Jesus crosses the barriers. His Gospel is not domesticated, it is invasive, courageous, pursuing. God became man, crossing the ultimate barrier, crossing into death, going down, going further than I’d ever want to go. But we need to, now, with courage.
Far more hinges on how we meet one another from here on out than on an indictment in Ferguson, MO. Until my white (mostly evangelical) brothers and sisters are as impassioned by this as they are the next Rob Bell book, I don’t see much changing. And when I say that, I’m not saying that you need to get behind an indictment but get behind your black brothers and sisters, to get into their worlds, their realities, their sufferings. I’m saying we need to ask questions, to listen, to exercise holy curiosity. I’m saying that we might have blindspots, might not see so clearly. I’m saying that we really just don’t get it, at a fundamental level, and must make ourselves available for metanoia. I’m saying that we need to knock on a black neighbor’s door and say, “I’m sorry I’ve never come by. I’m confused by everything that is going on, and I wonder if I’m missing something. I need your help” We are addicts of privilege and power, and it’s time we acknowledge that we need help.

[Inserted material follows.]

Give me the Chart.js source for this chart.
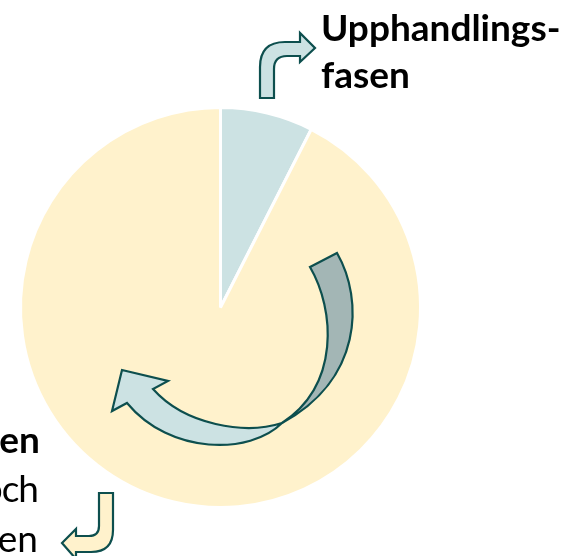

If we can be fueled by the same passion that led Jesus to cross the ultimate barrier and St. Paul to leave the nest of Jerusalem and cross barriers that left him imprisoned and reviled and ultimately murdered himself, perhaps then we will see the Good News through Isaiah’s eyes:
Then justice will dwell in the wilderness,
and righteousness abide in the fruitful field.
17 The effect of righteousness will be peace,
and the result of righteousness, quietness and trust forever.
18 My people will abide in a peaceful habitation,
in secure dwellings, and in quiet resting places. (Isa. 32)
I pray for peaceful habitation, for quiet and secure dwellings in Ferguson today.